## RAW DATA
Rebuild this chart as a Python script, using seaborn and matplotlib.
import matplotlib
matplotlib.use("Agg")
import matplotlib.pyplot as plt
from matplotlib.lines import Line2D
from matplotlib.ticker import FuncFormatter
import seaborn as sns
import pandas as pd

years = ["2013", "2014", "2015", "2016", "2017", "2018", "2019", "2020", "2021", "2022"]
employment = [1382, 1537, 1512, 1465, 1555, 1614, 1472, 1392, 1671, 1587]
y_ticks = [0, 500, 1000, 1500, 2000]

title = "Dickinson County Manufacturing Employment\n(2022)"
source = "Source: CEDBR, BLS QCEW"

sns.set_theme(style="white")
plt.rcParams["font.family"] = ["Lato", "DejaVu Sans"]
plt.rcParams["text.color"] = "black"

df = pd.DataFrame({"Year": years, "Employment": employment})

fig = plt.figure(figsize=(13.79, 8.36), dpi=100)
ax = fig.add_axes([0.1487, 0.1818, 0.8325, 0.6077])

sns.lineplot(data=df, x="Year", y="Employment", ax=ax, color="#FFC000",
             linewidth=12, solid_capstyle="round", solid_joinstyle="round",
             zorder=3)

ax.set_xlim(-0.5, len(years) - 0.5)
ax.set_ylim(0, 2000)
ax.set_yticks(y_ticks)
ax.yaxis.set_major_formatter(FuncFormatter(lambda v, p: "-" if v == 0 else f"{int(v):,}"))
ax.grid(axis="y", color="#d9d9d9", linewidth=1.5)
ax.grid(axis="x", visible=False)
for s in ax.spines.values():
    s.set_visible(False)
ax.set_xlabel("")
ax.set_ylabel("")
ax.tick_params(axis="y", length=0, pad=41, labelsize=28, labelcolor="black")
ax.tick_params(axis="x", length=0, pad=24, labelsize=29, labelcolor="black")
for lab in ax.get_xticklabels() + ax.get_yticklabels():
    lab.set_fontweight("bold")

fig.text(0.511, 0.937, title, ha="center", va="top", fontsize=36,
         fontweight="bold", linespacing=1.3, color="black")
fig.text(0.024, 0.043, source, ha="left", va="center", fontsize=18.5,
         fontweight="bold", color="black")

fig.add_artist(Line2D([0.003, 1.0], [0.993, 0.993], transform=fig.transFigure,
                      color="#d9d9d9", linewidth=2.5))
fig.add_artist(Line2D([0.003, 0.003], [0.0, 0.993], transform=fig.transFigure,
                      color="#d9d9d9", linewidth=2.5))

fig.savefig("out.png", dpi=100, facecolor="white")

## WRITTEN TASK
Quote exactly the lines running from the start of the listing above through the line where "y_ticks = [0, 500, 1000, 1500, 2000]" is found, and output no other lines.

## ANSWER TO THIS TASK
Rebuild this chart as a Python script, using seaborn and matplotlib.
import matplotlib
matplotlib.use("Agg")
import matplotlib.pyplot as plt
from matplotlib.lines import Line2D
from matplotlib.ticker import FuncFormatter
import seaborn as sns
import pandas as pd

years = ["2013", "2014", "2015", "2016", "2017", "2018", "2019", "2020", "2021", "2022"]
employment = [1382, 1537, 1512, 1465, 1555, 1614, 1472, 1392, 1671, 1587]
y_ticks = [0, 500, 1000, 1500, 2000]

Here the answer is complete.